When you use data modeling and data governance tools to understand and model your data, you take a big step toward smooth data movement.
Tips to get started with data movement
Review data structure
Use a cross-platform data modeling tool to reverse-engineer your source data store. That will help you identify data types that may cause problems down the road, and generate compatible data description language (DDL) for the target systems. Advanced data modeling tools are also designed to copy data from one system to another.
Get a handle on data usage
Catalog your data elements and identify valid usage for those elements. That ensures that the data will be suitable for new usage as it arises.

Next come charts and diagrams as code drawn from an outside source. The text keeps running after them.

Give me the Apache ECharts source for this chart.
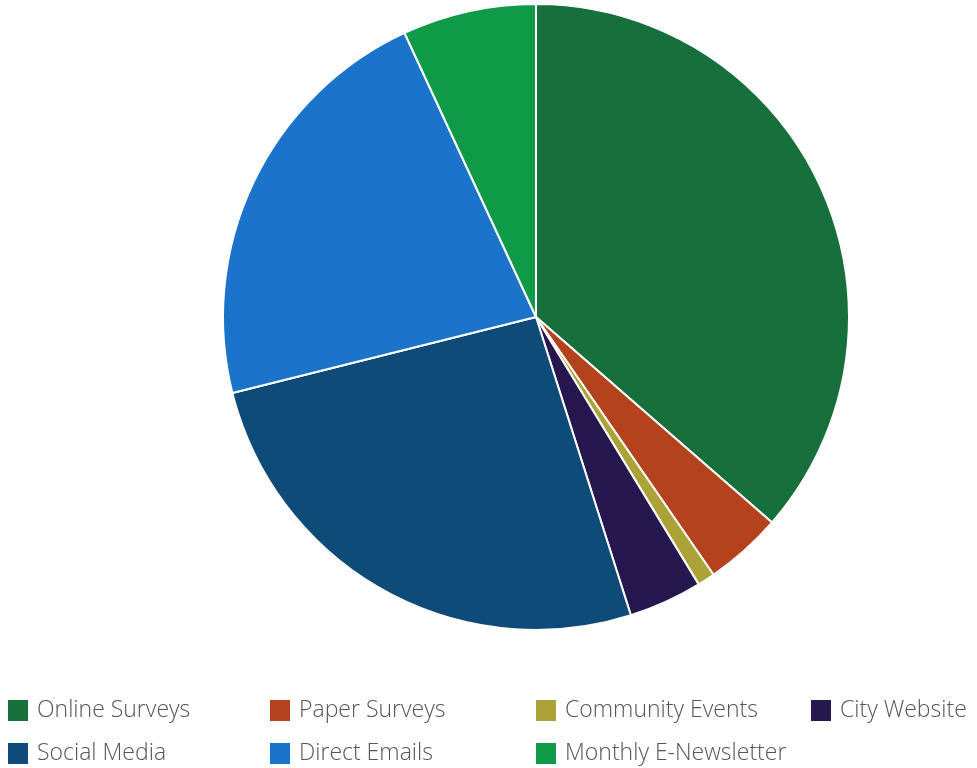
<!DOCTYPE html>
<html><head><meta charset="utf-8">
<script src="https://cdn.jsdelivr.net/npm/echarts@6/dist/echarts.min.js"></script>
<style>html,body{margin:0;padding:0;background:#fff}#c{width:977px;height:768px}</style>
</head><body><div id="c"></div>
<script>
const categories = ['Online Surveys','Paper Surveys','Community Events','City Website','Social Media','Direct Emails','Monthly E-Newsletter'];
const values = [36.4, 4.0, 0.9, 3.8, 26.0, 22.0, 6.9];
const colors = ['#176f3b','#b3421d','#aba337','#26184f','#0f4b78','#1b74c9','#0e9a47'];
const legendPos = [[6,698],[268,698],[534,698],[809,698],[6,741],[268,741],[534,741]];

const chart = echarts.init(document.getElementById('c'));
chart.setOption({
  animation:false,
  color: colors,
  legend: categories.map((name,i)=>({
    data:[name], left: legendPos[i][0], top: legendPos[i][1],
    itemWidth:22, itemHeight:23, itemGap:0, padding:0,
    icon:'rect',
    textStyle:{fontFamily:'Open Sans', fontSize:23, fontWeight:300, color:'#555', padding:[0,0,0,3]}
  })),
  series:[{
    type:'pie', center:[536,317], radius:[0,313], startAngle:90, clockwise:true,
    label:{show:false}, labelLine:{show:false},
    itemStyle:{borderColor:'#fff', borderWidth:2},
    data: categories.map((n,i)=>({name:n, value:values[i]}))
  }]
});
</script></body></html>
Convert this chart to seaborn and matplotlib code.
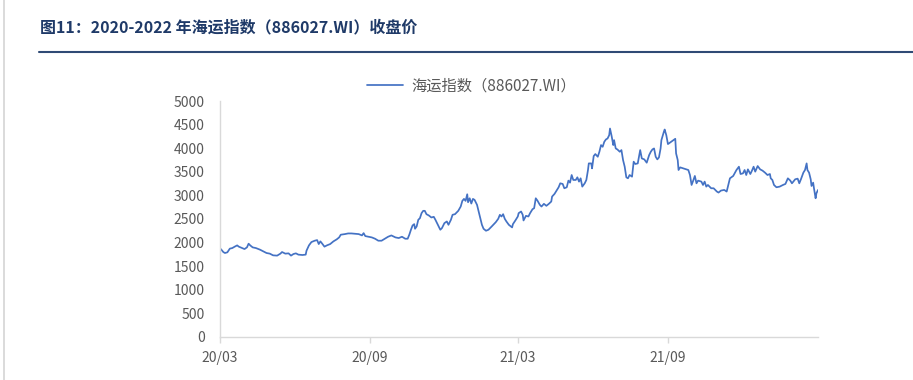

A data catalog can also contribute to reducing your data bloat by identifying unused and unnecessary data elements such as multiple columns containing the same data.
Explore data lineage
Data lineage helps to identify all sources and targets of the data your organization touches, and all the transformations performed by each system. That will help you find, track down and deal with data discrepancies between systems.
Suppose your investors or industry regulators want to audit your stated sales. Can you trace the figures in your annual report or your Form-10K all the way back to your point-of-sale system? Can you demonstrate that the data wasn’t changed or manipulated on the journey, and that you’re not stating your financials incorrectly? Data lineage helps ensure that even if data is transported across systems, there is a trail of what was transformed in each step of the process.
Consider data quality
Perform data analysis and modeling to locate quality problems like missing or outlying values in your data fields, and discrepancies in the data definitions between systems.
Review semantic mapping
Mapping your data semantically shines a light on data entities that are duplicates or near-duplicates. With data modeling at the semantic level you can eliminate redundancies and clear up any confusion around data definition.
Data movement is inevitable; data governance is necessary and data modeling is optional, but it shouldn’t be. As part of an overall data governance program, data modeling is a valuable but often-overlooked step on the path to smooth data movement. By modeling data as a precursor or prerequisite to data movement, you identify important data, establish where to find it and ensure you know where it needs to be. As a result, it is much easier to get the right data to the right place at the right time to help stakeholders make data-driven decisions.